─── Given records

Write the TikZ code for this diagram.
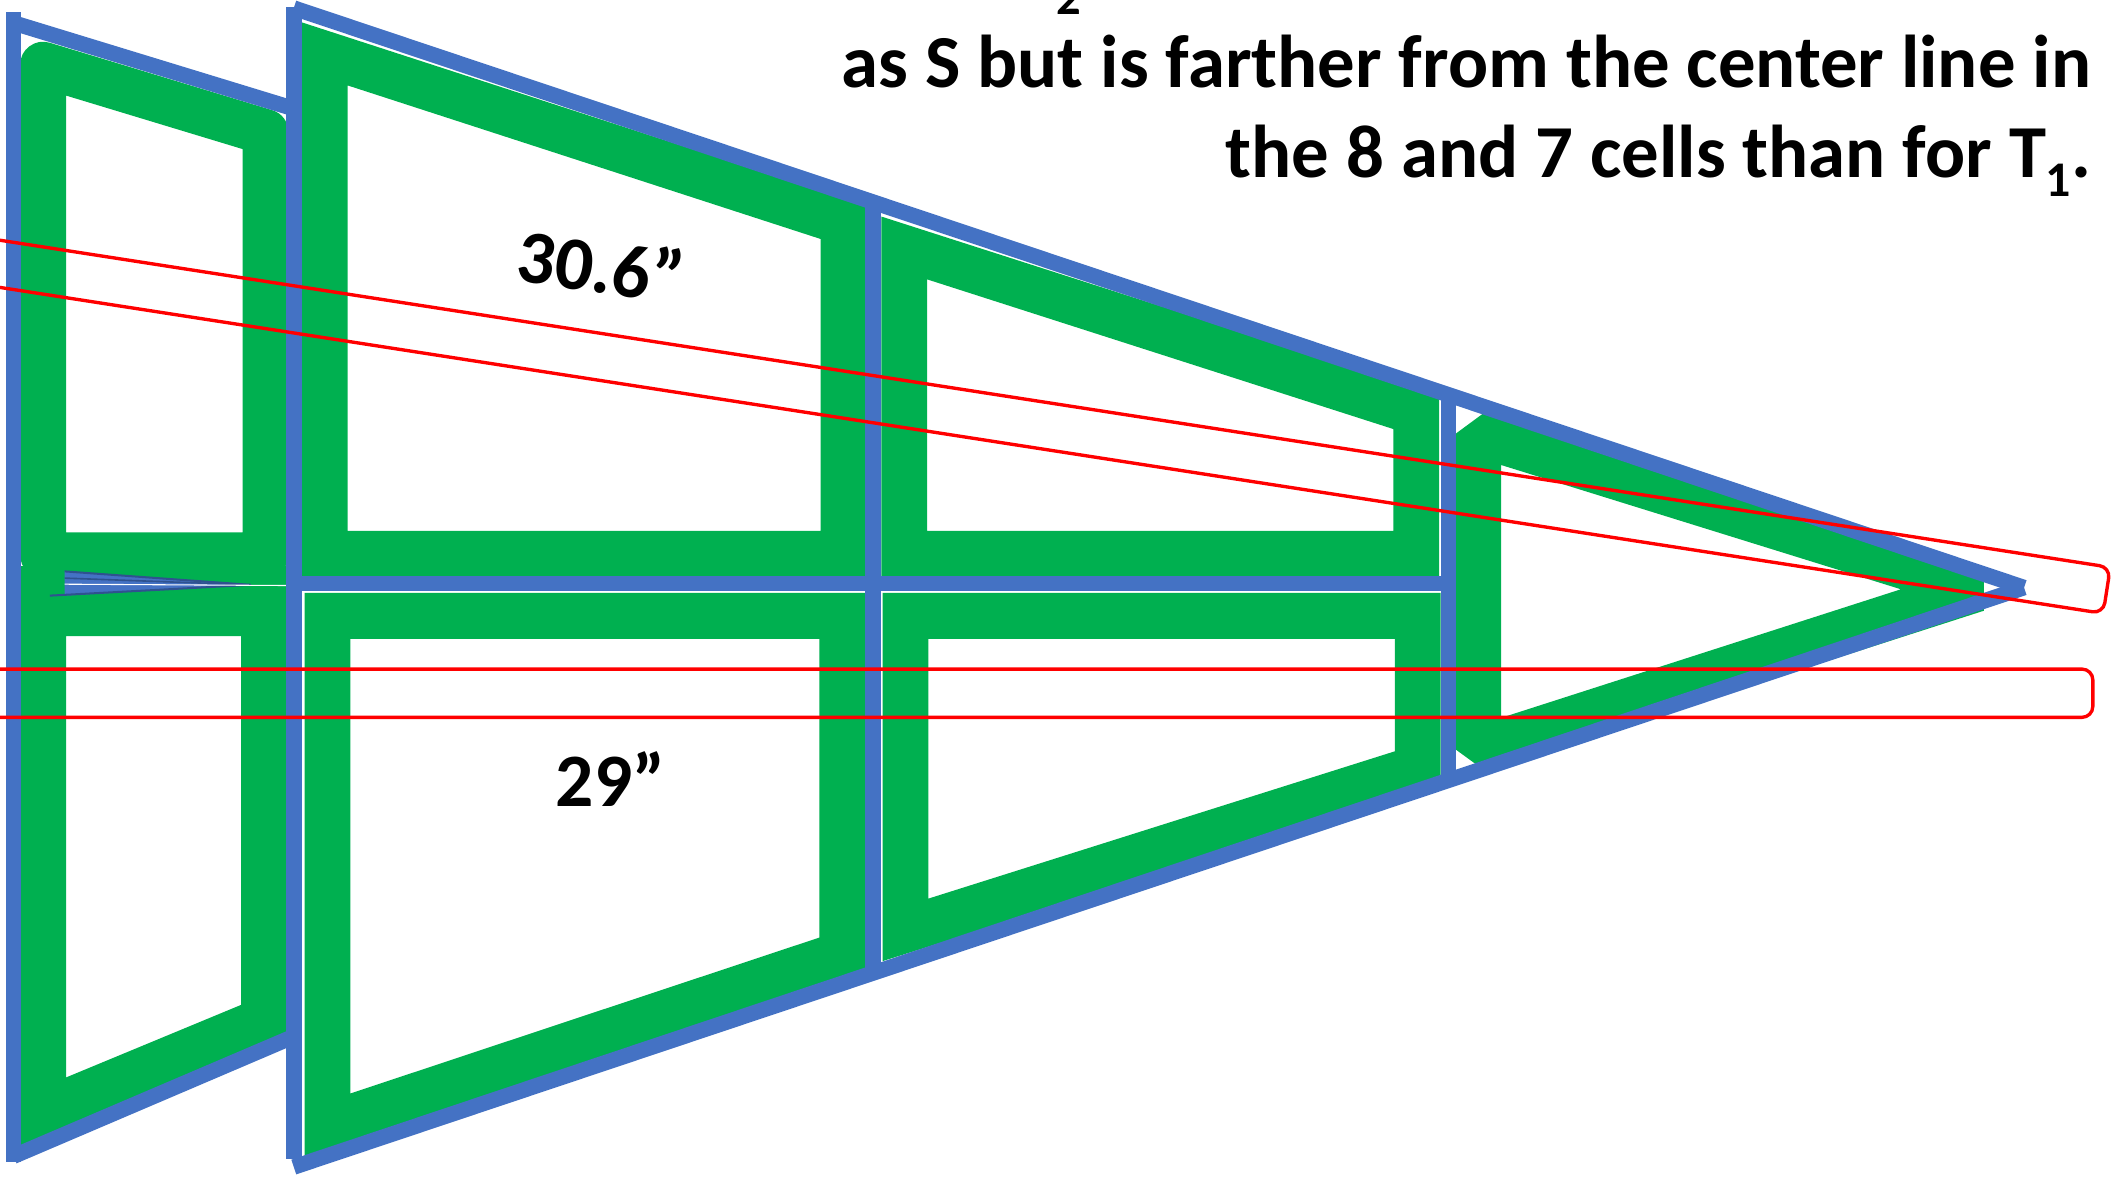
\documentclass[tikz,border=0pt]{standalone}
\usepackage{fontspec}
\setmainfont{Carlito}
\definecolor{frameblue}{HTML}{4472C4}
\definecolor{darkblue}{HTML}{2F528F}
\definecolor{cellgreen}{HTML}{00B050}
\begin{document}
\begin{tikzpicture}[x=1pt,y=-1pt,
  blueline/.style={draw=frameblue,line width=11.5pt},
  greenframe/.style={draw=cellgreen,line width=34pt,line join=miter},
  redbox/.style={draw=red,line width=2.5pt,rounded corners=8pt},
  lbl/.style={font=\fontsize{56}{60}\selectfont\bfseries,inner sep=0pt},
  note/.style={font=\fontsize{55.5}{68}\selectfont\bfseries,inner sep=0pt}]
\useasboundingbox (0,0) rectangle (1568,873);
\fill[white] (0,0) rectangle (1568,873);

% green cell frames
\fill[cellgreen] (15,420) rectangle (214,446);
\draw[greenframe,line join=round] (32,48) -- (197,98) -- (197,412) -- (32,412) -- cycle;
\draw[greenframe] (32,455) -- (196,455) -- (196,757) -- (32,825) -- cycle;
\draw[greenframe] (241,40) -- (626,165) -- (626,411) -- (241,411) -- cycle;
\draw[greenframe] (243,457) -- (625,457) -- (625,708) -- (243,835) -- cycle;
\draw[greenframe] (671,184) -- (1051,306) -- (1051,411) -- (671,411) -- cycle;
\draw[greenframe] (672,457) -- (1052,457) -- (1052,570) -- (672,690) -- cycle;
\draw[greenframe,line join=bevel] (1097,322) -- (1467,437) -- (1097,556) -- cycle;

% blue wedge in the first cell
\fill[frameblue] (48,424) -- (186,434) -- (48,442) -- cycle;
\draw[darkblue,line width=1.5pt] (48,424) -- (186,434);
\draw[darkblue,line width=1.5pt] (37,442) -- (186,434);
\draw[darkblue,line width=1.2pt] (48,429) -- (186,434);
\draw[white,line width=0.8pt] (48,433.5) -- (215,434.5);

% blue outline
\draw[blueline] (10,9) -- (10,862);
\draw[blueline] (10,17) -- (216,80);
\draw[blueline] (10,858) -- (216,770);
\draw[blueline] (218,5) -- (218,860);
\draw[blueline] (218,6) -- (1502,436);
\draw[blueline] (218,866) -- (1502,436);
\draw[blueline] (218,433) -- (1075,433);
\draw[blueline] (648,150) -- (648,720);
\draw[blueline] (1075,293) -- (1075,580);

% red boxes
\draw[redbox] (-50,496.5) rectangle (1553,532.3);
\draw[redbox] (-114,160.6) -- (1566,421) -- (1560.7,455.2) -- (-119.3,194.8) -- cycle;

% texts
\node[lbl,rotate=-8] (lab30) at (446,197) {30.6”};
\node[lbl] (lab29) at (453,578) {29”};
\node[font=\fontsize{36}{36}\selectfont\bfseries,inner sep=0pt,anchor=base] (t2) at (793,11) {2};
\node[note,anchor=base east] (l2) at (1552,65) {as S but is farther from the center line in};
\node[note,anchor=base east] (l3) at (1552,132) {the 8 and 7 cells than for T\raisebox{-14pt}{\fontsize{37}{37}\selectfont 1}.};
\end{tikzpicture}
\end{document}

──────
─── Given records

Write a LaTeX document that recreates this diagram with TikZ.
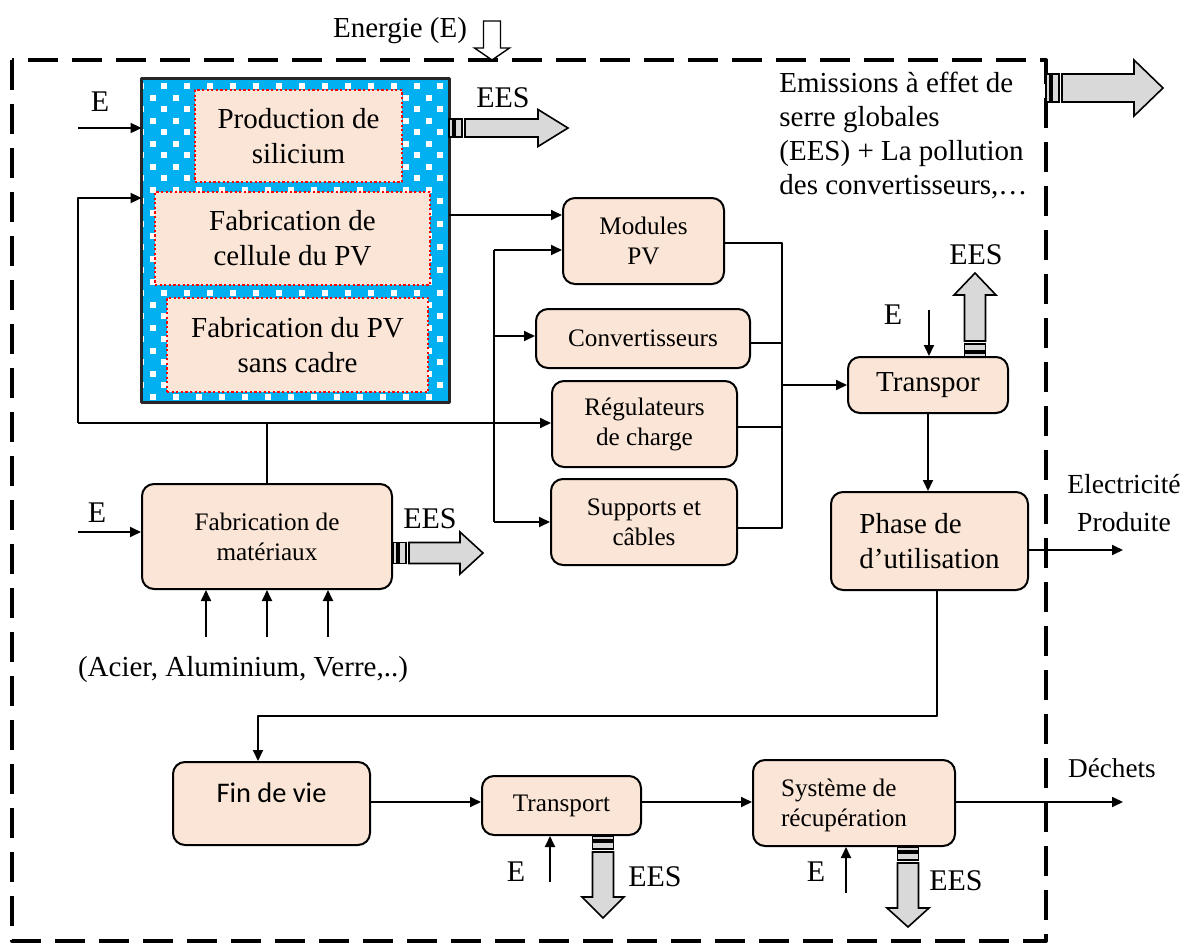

──────
─── Given records

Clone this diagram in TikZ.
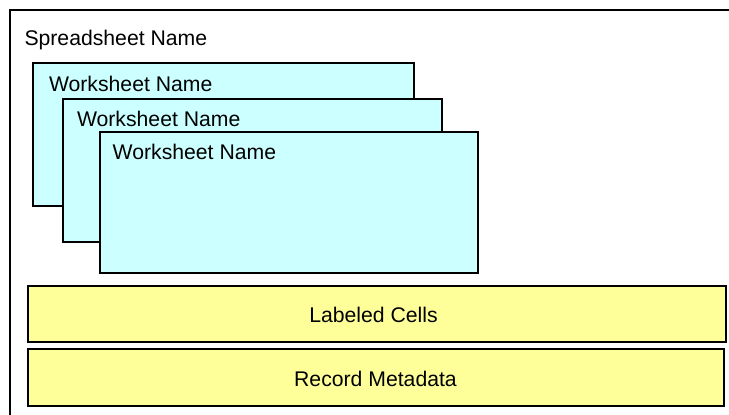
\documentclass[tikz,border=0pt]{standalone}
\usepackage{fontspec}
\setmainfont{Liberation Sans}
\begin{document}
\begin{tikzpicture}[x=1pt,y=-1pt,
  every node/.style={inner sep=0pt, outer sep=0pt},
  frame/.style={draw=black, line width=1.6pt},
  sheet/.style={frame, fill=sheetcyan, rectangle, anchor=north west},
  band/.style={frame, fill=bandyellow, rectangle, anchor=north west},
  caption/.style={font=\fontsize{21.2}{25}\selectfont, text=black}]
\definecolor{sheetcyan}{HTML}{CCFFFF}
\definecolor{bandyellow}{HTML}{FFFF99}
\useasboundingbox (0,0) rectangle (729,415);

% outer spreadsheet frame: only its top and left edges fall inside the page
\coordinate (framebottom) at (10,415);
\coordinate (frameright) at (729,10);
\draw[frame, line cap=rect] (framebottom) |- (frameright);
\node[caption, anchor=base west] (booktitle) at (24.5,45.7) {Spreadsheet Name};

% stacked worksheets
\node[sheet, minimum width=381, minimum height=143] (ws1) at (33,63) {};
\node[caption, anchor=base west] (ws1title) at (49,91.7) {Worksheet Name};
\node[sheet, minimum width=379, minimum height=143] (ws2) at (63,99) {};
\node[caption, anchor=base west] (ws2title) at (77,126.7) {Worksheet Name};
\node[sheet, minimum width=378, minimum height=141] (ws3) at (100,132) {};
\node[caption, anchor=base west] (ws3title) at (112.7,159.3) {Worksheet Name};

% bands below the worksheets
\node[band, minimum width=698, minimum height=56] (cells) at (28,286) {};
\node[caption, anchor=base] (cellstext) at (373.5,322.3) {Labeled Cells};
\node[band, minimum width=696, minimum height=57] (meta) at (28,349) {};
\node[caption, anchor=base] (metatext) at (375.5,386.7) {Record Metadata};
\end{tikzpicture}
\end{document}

──────

■ What you should do ■
Repeat only the lines from the one with "Write the TikZ code for this diagram." down to the one with "(48,433.5) -- (215,434.5);", word for word and both included, and leave the pictures out.

■ Answer to this exercise ■
Write the TikZ code for this diagram.
\documentclass[tikz,border=0pt]{standalone}
\usepackage{fontspec}
\setmainfont{Carlito}
\definecolor{frameblue}{HTML}{4472C4}
\definecolor{darkblue}{HTML}{2F528F}
\definecolor{cellgreen}{HTML}{00B050}
\begin{document}
\begin{tikzpicture}[x=1pt,y=-1pt,
  blueline/.style={draw=frameblue,line width=11.5pt},
  greenframe/.style={draw=cellgreen,line width=34pt,line join=miter},
  redbox/.style={draw=red,line width=2.5pt,rounded corners=8pt},
  lbl/.style={font=\fontsize{56}{60}\selectfont\bfseries,inner sep=0pt},
  note/.style={font=\fontsize{55.5}{68}\selectfont\bfseries,inner sep=0pt}]
\useasboundingbox (0,0) rectangle (1568,873);
\fill[white] (0,0) rectangle (1568,873);

% green cell frames
\fill[cellgreen] (15,420) rectangle (214,446);
\draw[greenframe,line join=round] (32,48) -- (197,98) -- (197,412) -- (32,412) -- cycle;
\draw[greenframe] (32,455) -- (196,455) -- (196,757) -- (32,825) -- cycle;
\draw[greenframe] (241,40) -- (626,165) -- (626,411) -- (241,411) -- cycle;
\draw[greenframe] (243,457) -- (625,457) -- (625,708) -- (243,835) -- cycle;
\draw[greenframe] (671,184) -- (1051,306) -- (1051,411) -- (671,411) -- cycle;
\draw[greenframe] (672,457) -- (1052,457) -- (1052,570) -- (672,690) -- cycle;
\draw[greenframe,line join=bevel] (1097,322) -- (1467,437) -- (1097,556) -- cycle;

% blue wedge in the first cell
\fill[frameblue] (48,424) -- (186,434) -- (48,442) -- cycle;
\draw[darkblue,line width=1.5pt] (48,424) -- (186,434);
\draw[darkblue,line width=1.5pt] (37,442) -- (186,434);
\draw[darkblue,line width=1.2pt] (48,429) -- (186,434);
\draw[white,line width=0.8pt] (48,433.5) -- (215,434.5);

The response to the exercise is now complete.